En premier lieu, Dominique de Villepin a annoncé qu’il n’y aurait pas de modification législative du texte, mais simplement des aménagements réglementaires. Sa position est donc désormais très claire. Comme je l’avais souligné, aucun décret n’est pourtant nécessaire à l’entrée en vigueur du texte. Dès lors, ces aménagements ne pourront qu’être limités. La durée de la période d’essai, notamment, ne pourra être modifiée et cela ne bloquera pas le texte. Cependant, il paraît possible qu’un décret puisse prévoir une obligation de motivation. Des avancées sont donc possibles sur cette voie.

En second lieu, Nicolas Sarkozy propose, en substance, « une suspension » du texte. Rappelons que la notion de suspension d’un acte législatif n’existe pas en droit, bien que certaines lois en aient fait application (je n’ai pas d’exemple en tête, mais si des lecteurs veulent m’en suggérer…). Mais, je suppose que dans l’esprit du Ministre de l’intérieur, cette notion renvoyait au fait pour le Président de la République de ne pas promulguer la loi. Or, comme j’ai eu l’occasion de le dire, celui-ci doit, normalement, le faire dans un délai de quinze jours à compter du vote définitif de la loi (la saisine du Conseil constitutionnel suspendant le délai). Il ne s’agit pas d’un pouvoir discrétionnaire.

Si, en pratique, le délai de quinze n’est pas toujours respecté, la décision de ne pas promulguer la loi serait un événement inédit sous la Cinquième République, assez inquiétant. En effet, elle n’aurait, ni plus, ni moins, pour effet que de donner un pouvoir de véto au Président, ce qui dénaturerait profondément l’équilibre institutionnel.

Or, sous la Troisième République, le Conseil d’État avait pu juger que le décret de promulgation de la loi constituait un acte de gouvernement (CE Sect. 3 novembre 1933, Desreumeaux : Rec., p. 993 ; S. 1934.3.9, note Alibert ; D. 1933.3.36, note Gros ; R.D.P. 1934.649, note Jèze). Il y a, toutefois, peu de chances que le juge administratif, à l’inverse, considère que le refus de promulguer constitue un acte de gouvernement, les enjeux étant très différents dans les deux cas.
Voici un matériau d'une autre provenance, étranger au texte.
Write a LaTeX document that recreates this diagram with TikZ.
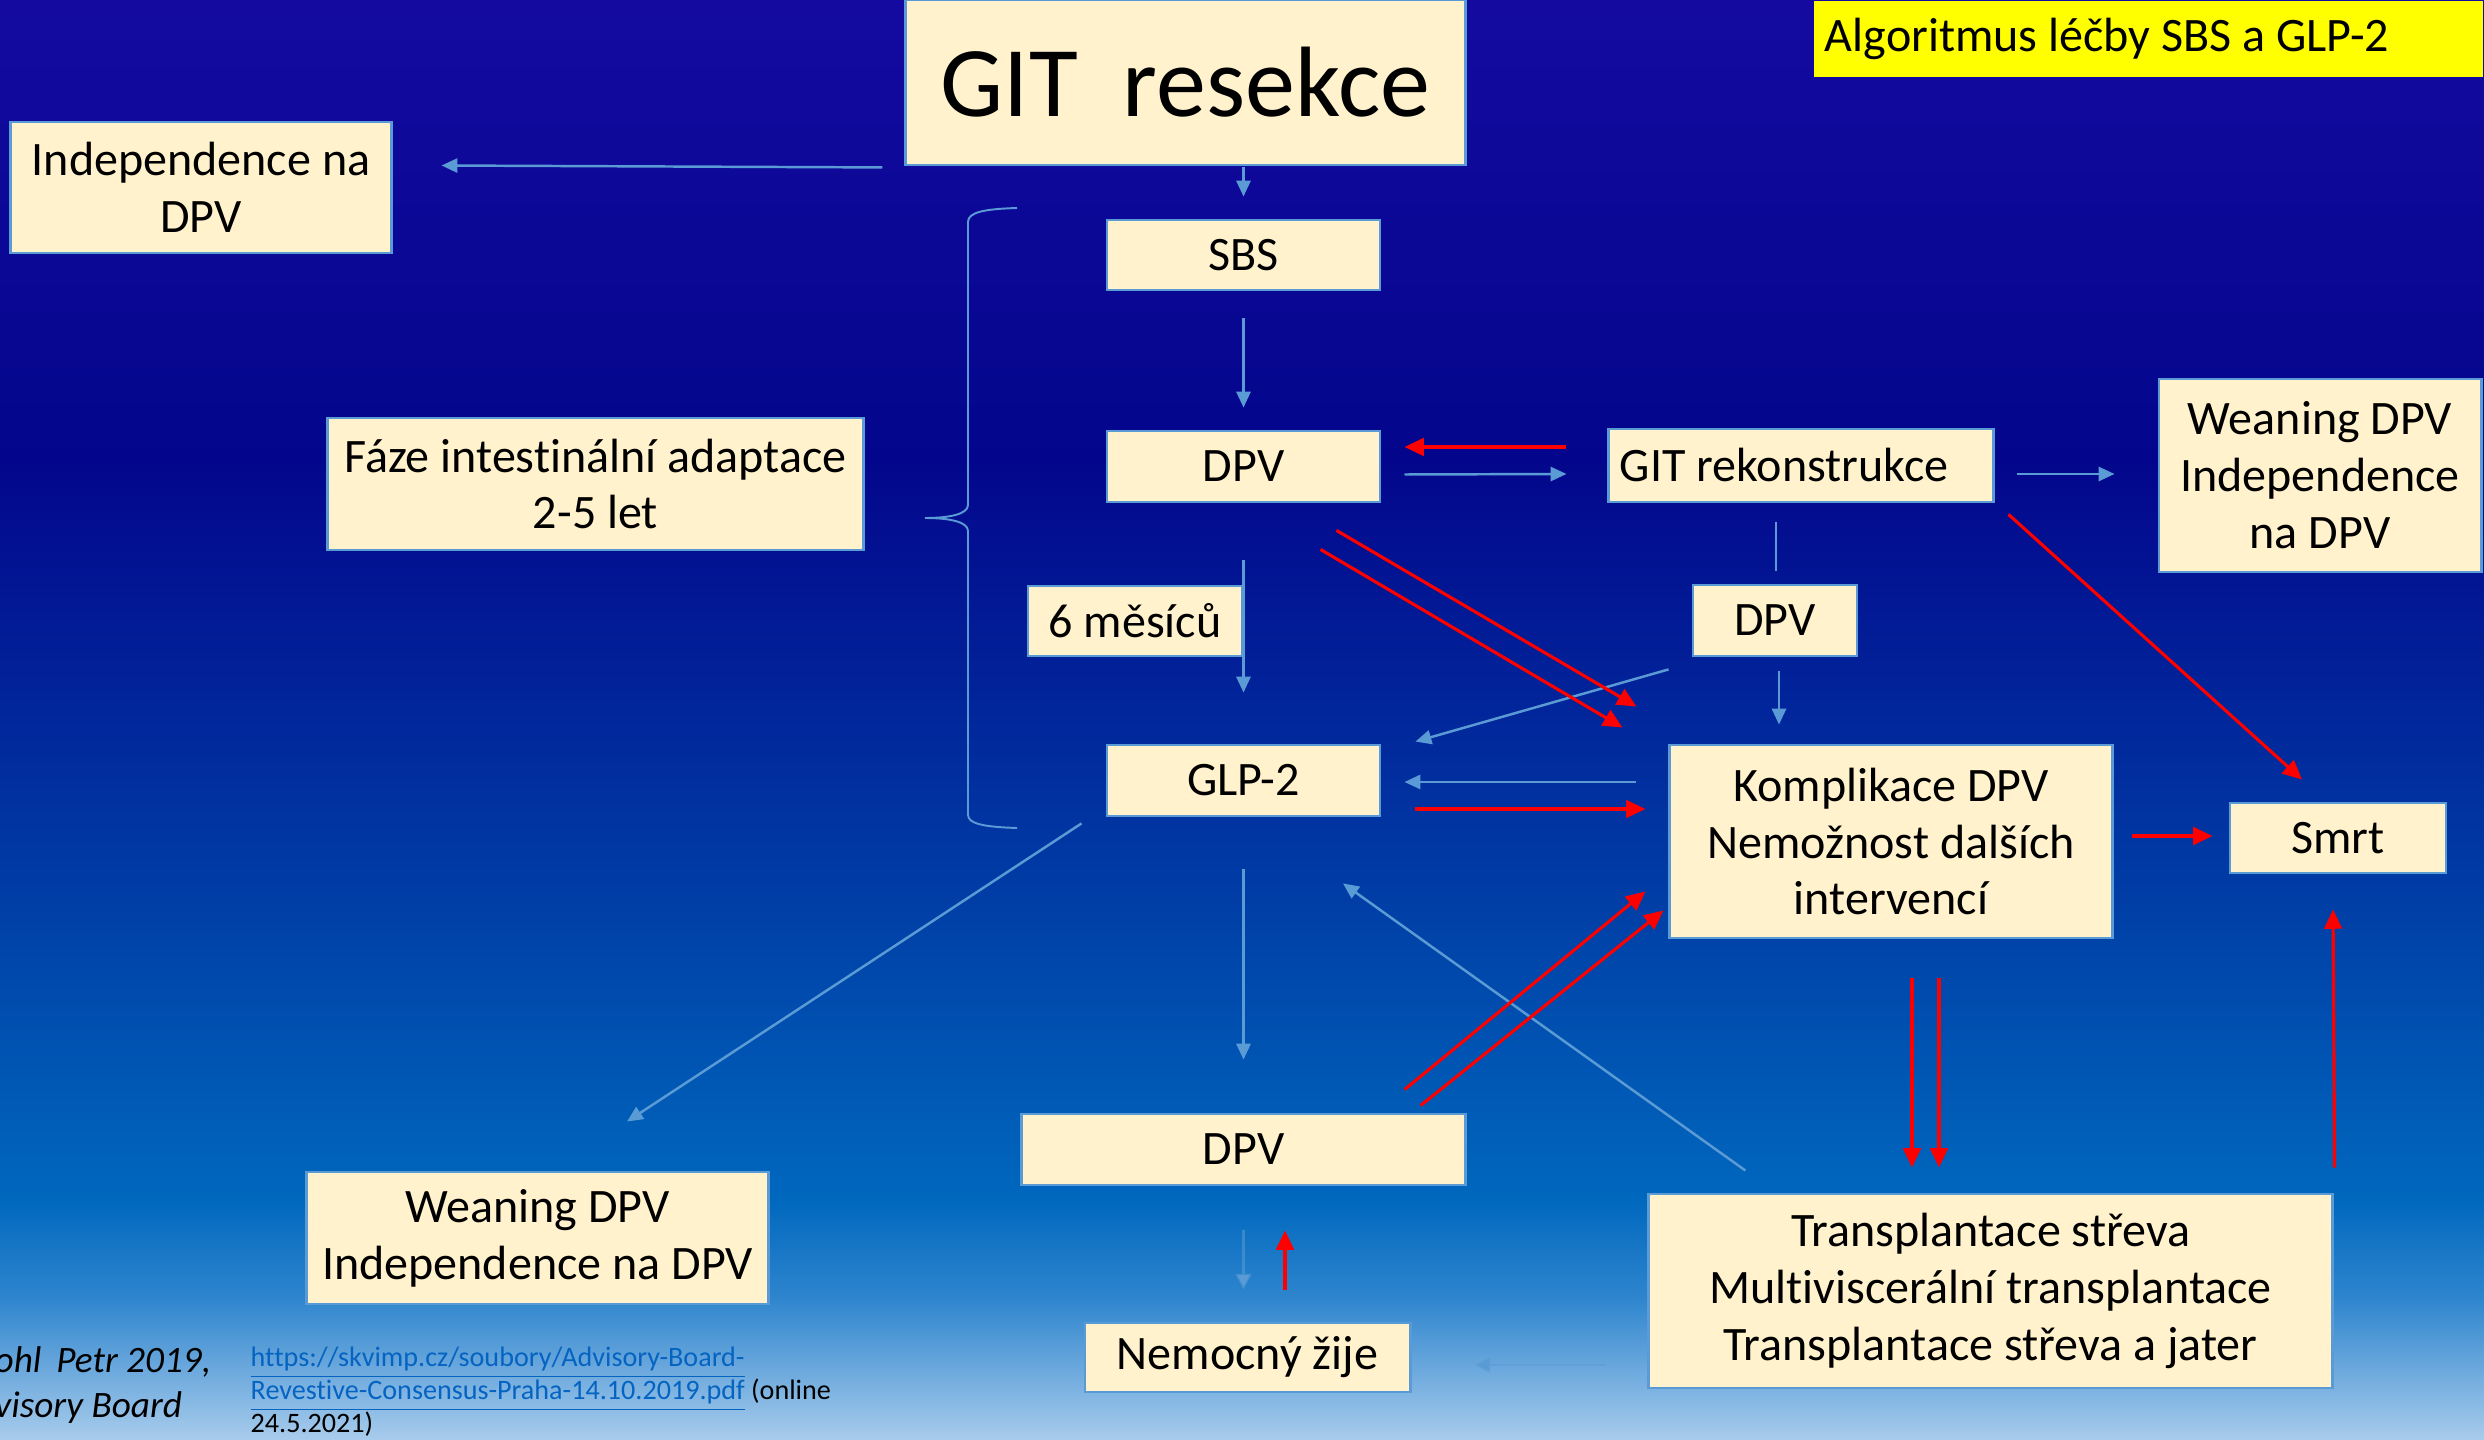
\documentclass[tikz,border=0pt]{standalone}
\usepackage{fontspec}
\setmainfont{Carlito}[Ligatures=NoCommon]
\usetikzlibrary{arrows.meta}
\definecolor{cream}{HTML}{FFF2CC}
\definecolor{lblue}{HTML}{5B9BD5}
\definecolor{linkblue}{HTML}{0563C1}
\definecolor{bgA}{HTML}{140AA0}
\definecolor{bgB}{HTML}{03068C}
\definecolor{bgC}{HTML}{003EA6}
\definecolor{bgD}{HTML}{0068BE}
\definecolor{bgE}{HTML}{3086CE}
\definecolor{bgF}{HTML}{A8CCEC}
\definecolor{titleyellow}{HTML}{FFFF00}
\begin{document}
\begin{tikzpicture}[x=0.01cm,y=-0.01cm,
  box/.style={draw=lblue, line width=0.8pt, fill=cream, inner sep=0pt, align=center,
    font=\fontsize{13.66}{16.2}\selectfont, text=black},
  barrow/.style={draw=lblue, line width=0.7pt, -{Triangle[length=4.5pt,width=4pt]}},
  fadearrow/.style={draw=lblue, draw opacity=0.55, line width=0.8pt, -{Triangle[length=4.5pt,width=4.5pt]}},
  rarrow/.style={draw=red, line width=0.9pt, -{Triangle[length=5.5pt,width=5pt]}},
  bline/.style={draw=lblue, line width=0.5pt},
]
\useasboundingbox (0,0) rectangle (2484,1440);
% background
\shade[top color=bgA, bottom color=bgB] (0,0) rectangle (2484,461);
\shade[top color=bgB, bottom color=bgC] (0,460) rectangle (2484,901);
\shade[top color=bgC, bottom color=bgD] (0,900) rectangle (2484,1201);
\shade[top color=bgD, bottom color=bgE] (0,1200) rectangle (2484,1301);
\shade[top color=bgE, bottom color=bgF] (0,1300) rectangle (2484,1440);

% title
\node[fill=titleyellow, anchor=north east, inner xsep=0.11cm, inner ysep=0pt,
  minimum height=0.76cm, font=\fontsize{13.66}{16.2}\selectfont] (title) at (2484,0)
  {\makebox[6.47cm][l]{Algoritmus léčby SBS a GLP-2}};

% boxes
\node[box, minimum width=5.59cm, minimum height=1.65cm, font=\fontsize{28.45}{34}\selectfont] (git) at (1185.5,82.5) {GIT\hspace{0.45em}resekce};
\node[box, minimum width=3.80cm, minimum height=1.31cm] (indep) at (201,187.5) {Independence na\\DPV};
\node[box, minimum width=2.73cm, minimum height=0.70cm] (sbs) at (1243.5,255) {SBS};
\node[box, minimum width=2.73cm, minimum height=0.71cm] (dpva) at (1243.5,466.5) {DPV};
\node[box, minimum height=0.73cm, inner xsep=0.11cm] (rek) at (1801,465.5) {\makebox[3.62cm][l]{GIT rekonstrukce}};
\node[box, minimum width=3.22cm, minimum height=1.93cm] (weanr) at (2320,475.5) {Weaning DPV\\Independence\\na DPV};
\node[box, minimum width=5.35cm, minimum height=1.32cm] (faze) at (595.5,484) {Fáze intestinální adaptace\\2-5 let};
\node[box, minimum width=2.14cm, minimum height=0.70cm] (six) at (1135,621) {6 měsíců};
\node[box, minimum width=1.64cm, minimum height=0.71cm] (dpvb) at (1775,620.5) {DPV};
\node[box, minimum width=2.73cm, minimum height=0.71cm] (glp) at (1243.5,780.5) {GLP-2};
\node[box, minimum width=4.42cm, minimum height=1.93cm] (kompl) at (1891,841.5) {Komplikace DPV\\Nemožnost dalších\\intervencí};
\node[box, minimum width=2.16cm, minimum height=0.70cm] (smrt) at (2338,838) {Smrt};
\node[box, minimum width=4.43cm, minimum height=0.71cm] (dpvc) at (1243.5,1149.5) {DPV};
\node[box, minimum width=4.61cm, minimum height=1.32cm] (weanl) at (537.5,1238) {Weaning DPV\\Independence na DPV};
\node[box, minimum width=3.25cm, minimum height=0.69cm] (nem) at (1247.5,1357.5) {Nemocný žije};
\node[box, minimum width=6.83cm, minimum height=1.94cm] (trans) at (1990.5,1291) {Transplantace střeva\\Multiviscerální transplantace\\Transplantace střeva a jater};

% brace
\draw[lblue, line width=0.55pt] (1017,208) .. controls (985,209) and (968,212) .. (968,222) -- (968,505)
  .. controls (968,514) and (950,518) .. (925,518) .. controls (950,518) and (968,522) .. (968,531)
  -- (968,815) .. controls (968,824) and (985,827) .. (1017,828);

% blue connectors
\draw[barrow] ([shift={(-22,1)}]git.south west) -- ([shift={(49,-22)}]indep.east);
\draw[barrow] ([shift={(0,-52)}]sbs.north) -- ([shift={(0,-22)}]sbs.north);
\draw[barrow] ([shift={(0,27)}]sbs.south) -- ([shift={(0,-22)}]dpva.north);
\draw[barrow] ([shift={(23,8)}]dpva.east) -- ([shift={(-41,8.5)}]rek.west);
\draw[barrow] ([shift={(22,8.5)}]rek.east) -- ([shift={(-43,-1.5)}]weanr.west);
\draw[bline] ([shift={(1,-62)}]dpvb.north) -- ([shift={(1,-13)}]dpvb.north);
\draw[barrow] ([shift={(0,57)}]dpva.south) -- ([shift={(0,-51)}]glp.north);
\draw[barrow] ([shift={(4,14)}]dpvb.south) -- ([shift={(-112,-19)}]kompl.north);
\draw[barrow] ([shift={(-23,12)}]dpvb.south west) -- ([shift={(34,-2)}]glp.north east);
\draw[barrow] ([shift={(-32,-59.5)}]kompl.west) -- ([shift={(23,1.5)}]glp.east);
\draw[barrow] ([shift={(-24,6)}]glp.south west) -- ([shift={(89.5,-49)}]weanl.north);
\draw[barrow] ([shift={(0,52)}]glp.south) -- ([shift={(0,-53)}]dpvc.north);
\draw[barrow] ([shift={(98,-22)}]trans.north west) -- ([shift={(99.5,66)}]glp.south);
\draw[fadearrow] ([shift={(0,44)}]dpvc.south) -- ([shift={(-4,-32)}]nem.north);
\draw[fadearrow] ([shift={(-41,74)}]trans.west) -- ([shift={(63,7.5)}]nem.east);

% red connectors
\draw[rarrow] ([shift={(-41,-18.5)}]rek.west) -- ([shift={(23,-19.5)}]dpva.east);
\draw[rarrow] ([shift={(33,28.5)}]glp.east) -- ([shift={(-23,-32.5)}]kompl.west);
\draw[rarrow] ([shift={(-62,-23)}]dpvc.north east) -- ([shift={(-23,-48)}]kompl.south west);
\draw[rarrow] ([shift={(-46,-7)}]dpvc.north east) -- ([shift={(-5,-29)}]kompl.south west);
\draw[rarrow] ([shift={(-45,27)}]dpva.south east) -- ([shift={(-32,-37)}]kompl.north west);
\draw[rarrow] ([shift={(-61,46)}]dpva.south east) -- ([shift={(-46,-16)}]kompl.north west);
\draw[rarrow] ([shift={(14,11)}]rek.south east) -- ([shift={(-36,-22)}]smrt.north);
\draw[rarrow] ([shift={(18,-5.5)}]kompl.east) -- ([shift={(-16,-2)}]smrt.west);
\draw[rarrow] ([shift={(21,39)}]kompl.south) -- ([shift={(-78.5,-25)}]trans.north);
\draw[rarrow] ([shift={(48,39)}]kompl.south) -- ([shift={(-51.5,-25)}]trans.north);
\draw[rarrow] ([shift={(1,-25)}]trans.north east) -- ([shift={(-5,35)}]smrt.south);
\draw[rarrow] ([shift={(37.5,-32)}]nem.north) -- ([shift={(41.5,44)}]dpvc.south);

% footer
\node[anchor=west, inner sep=0pt, font=\fontsize{10.6}{12.7}\selectfont\itshape] (auth1) at (-6,1362) {ohl\hspace{0.4em}Petr 2019,};
\node[anchor=west, inner sep=0pt, font=\fontsize{10.6}{12.7}\selectfont\itshape] (auth2) at (-6,1408) {visory Board};
\node[anchor=west, inner sep=0pt, align=left, font=\fontsize{8.0}{9.39}\selectfont] (link) at (250,1392)
  {\textcolor{linkblue}{\underline{https://skvimp.cz/soubory/Advisory-Board-}}\\
   \textcolor{linkblue}{\underline{Revestive-Consensus-Praha-14.10.2019.pdf}} (online\\
   24.5.2021)};
\end{tikzpicture}
\end{document}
La proposition de Nicolas Sarkozy a donc peu de chance de prospérer, puisqu’elle tomberait au premier recours. Et, de toutes façons, elle n’assurerait aucune garantie juridique aux opposants du texte. Sauf à ce que ces derniers acceptent les arrangements limités du texte par voie réglementaire, les deux seules sorties de crises sont la censure du Conseil constitutionnel (ou la décision de conformité assortie d’importantes réserves, notamment sur l’obligation de motivation) ou une nouvelle délibération du Parlement. Le Gouvernement n’a aucune prise sur la première et ne semble pas prêt à mettre en œuvre la seconde.

Si quelqu’un à une autre solution, qu’il veuille bien m’indiquer la sortie…

P.S. : Sur la question du décret de promulgation, je vous conseille l’article très complet de David Melison, sur le site Juriscom, à propos de la loi LEN.